Durante cinco meses, o repórter Amaury Ribeiro Jr. mergulhou num período obscuro da história do Brasil, iniciado com o golpe de Estado que derrubou o presidente João Goulart no dia Primeiro de Abril de 1964. Na tentativa de iluminar os porões da ditadura, encontrou documentos, descobriu personagens e teve contato com homens que deveriam existir apenas na imaginação de novelistas. Gente (???) que não faria feio na corte de Adolf Hitler, como Félix Freire Dias, que sentia prazer em retalhar os corpos dos militantes de esquerda mortos sob tortura.

Que o autoritarismo militar produziu cenas de barbárie não é novidade. Mas quem viveu os “anos dourados” do regime de exceção não desconfiava que a tortura e a eliminação física de adversários eram política oficial do Estado, aprovada dentro do Palácio do Planalto por dois presidentes da República. Durante todos esses anos, os assassinatos foram encarados como fatos isolados, atribuídos aos excessos de alguns militares ou à necessidade de se acabar com lideranças expressivas da luta armada, como Carlos Marighella e Carlos Lamarca. O mérito de Amaury – um dos repórteres mais premiados do Brasil e autor da matéria mais importante de 2003 (O Caso Silveirinha) – é mostrar que antes da abertura política era necessário radicalizar: limpar a área. Eliminar todos que pudessem representar qualquer risco para os planos de distensão lenta, segura e gradual.

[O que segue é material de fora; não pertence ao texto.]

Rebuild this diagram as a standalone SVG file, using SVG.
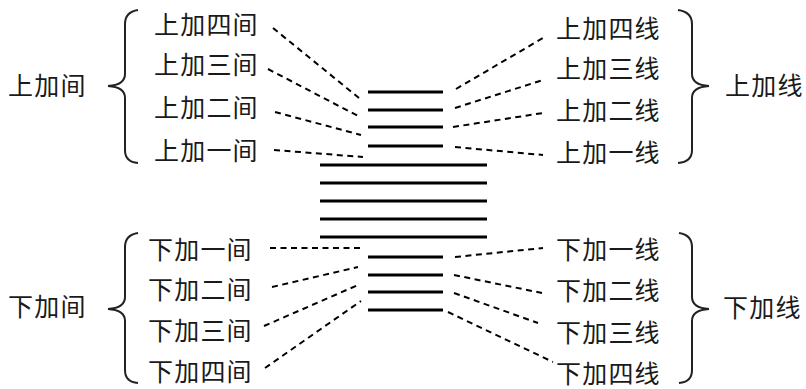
<svg xmlns="http://www.w3.org/2000/svg" width="806" height="389" viewBox="0 0 806 389">
<style>
text{font-family:"Noto Sans CJK SC","Noto Sans CJK JP",sans-serif;font-size:25px;fill:#1a1a1a;letter-spacing:1.2px}
.staff{stroke:#000;stroke-width:3;fill:none}
.dash{stroke:#000;stroke-width:2;stroke-dasharray:6 4.5;fill:none}
.brace{stroke:#222;stroke-width:2;fill:none}
</style>
<rect width="806" height="389" fill="#fff"/>
<g id="staff">
<line class="staff" x1="320" y1="165" x2="487" y2="165"/>
<line class="staff" x1="320" y1="183" x2="487" y2="183"/>
<line class="staff" x1="320" y1="201" x2="487" y2="201"/>
<line class="staff" x1="320" y1="219" x2="487" y2="219"/>
<line class="staff" x1="320" y1="237" x2="487" y2="237"/>
</g>
<g id="upper-ledger">
<line class="staff" x1="368" y1="92" x2="443" y2="92"/>
<line class="staff" x1="368" y1="110" x2="443" y2="110"/>
<line class="staff" x1="368" y1="127" x2="443" y2="127"/>
<line class="staff" x1="368" y1="146" x2="443" y2="146"/>
</g>
<g id="lower-ledger">
<line class="staff" x1="368" y1="257" x2="443" y2="257"/>
<line class="staff" x1="368" y1="275" x2="443" y2="275"/>
<line class="staff" x1="368" y1="292" x2="443" y2="292"/>
<line class="staff" x1="368" y1="310" x2="443" y2="310"/>
</g>
<g id="connectors">
<line class="dash" x1="273" y1="28" x2="359" y2="98"/>
<line class="dash" x1="268" y1="69" x2="360" y2="117"/>
<line class="dash" x1="275" y1="112" x2="361" y2="135"/>
<line class="dash" x1="274" y1="150" x2="363" y2="157"/>
<line class="dash" x1="456" y1="89" x2="543" y2="38"/>
<line class="dash" x1="455" y1="108" x2="543" y2="80"/>
<line class="dash" x1="453" y1="127" x2="543" y2="113"/>
<line class="dash" x1="455" y1="147" x2="543" y2="155"/>
<line class="dash" x1="270" y1="248" x2="360" y2="248"/>
<line class="dash" x1="272" y1="287" x2="358" y2="267"/>
<line class="dash" x1="264" y1="326" x2="358" y2="285"/>
<line class="dash" x1="265" y1="368" x2="361" y2="301"/>
<line class="dash" x1="455" y1="257" x2="543" y2="248"/>
<line class="dash" x1="454" y1="275" x2="542" y2="293"/>
<line class="dash" x1="454" y1="293" x2="538" y2="323"/>
<line class="dash" x1="448" y1="312" x2="553" y2="362"/>
</g>
<g id="braces">
<path class="brace" d="M138,10 Q125,12 125,24 L125,74 Q125,85 108,86 Q125,87 125,98 L125,150 Q125,162 138,163"/>
<path class="brace" d="M678,10 Q692,12 692,24 L692,74 Q692,85 709,86 Q692,87 692,98 L692,150 Q692,162 678,163"/>
<path class="brace" d="M138,233 Q125,235 125,247 L125,297 Q125,308 108,309 Q125,310 125,321 L125,370 Q125,382 138,383"/>
<path class="brace" d="M679,233 Q692,235 692,247 L692,297 Q692,308 709,309 Q692,310 692,321 L692,370 Q692,382 679,383"/>
</g>
<g id="upper-spaces">
<text x="8" y="95">上加间</text>
<text x="154" y="34">上加四间</text>
<text x="154" y="74">上加三间</text>
<text x="154" y="117">上加二间</text>
<text x="154" y="160">上加一间</text>
</g>
<g id="upper-lines">
<text x="725" y="95">上加线</text>
<text x="556" y="38">上加四线</text>
<text x="556" y="78">上加三线</text>
<text x="556" y="120">上加二线</text>
<text x="556" y="162">上加一线</text>
</g>
<g id="lower-spaces">
<text x="8" y="316">下加间</text>
<text x="148" y="259">下加一间</text>
<text x="148" y="299">下加二间</text>
<text x="148" y="340">下加三间</text>
<text x="148" y="381">下加四间</text>
</g>
<g id="lower-lines">
<text x="723" y="317">下加线</text>
<text x="556" y="259">下加一线</text>
<text x="556" y="300">下加二线</text>
<text x="556" y="342">下加三线</text>
<text x="556" y="383">下加四线</text>
</g>
</svg>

Das páginas de ISTOÉ, o general Ernesto Geisel sai chamuscado. Segundo vários documentos, o militar estadista, que pensou um projeto de país e enfrentava a linha dura em nome de princípios, tem as mãos mergulhadas numa banheira de sangue. As novas revelações ajudam a esclarecer a lógica da ditadura. As sístoles e as diástoles tinham manchas. Ao trazer à luz do sol homens como os coronéis José Brant Teixeira e Aldir Santos Maciel, encarregados da execução de dezenas de presos políticos, damos um grande passo para virar mais uma “página infeliz da nossa história”. Ao tirar os capuzes que cobriam a face dos hoje pacatos cidadãos de terceira idade, o Brasil pode acertar mais uma conta com o seu passado e somar energias para olhar para o seu futuro. É óbvio que não há discussão sobre a Lei da Anistia, que sepultou os crimes de sangue para permitir a pacificação nacional e a democratização, mas uma nação deve expiar suas dores para que certas tragédias não se repitam. Nunca mais.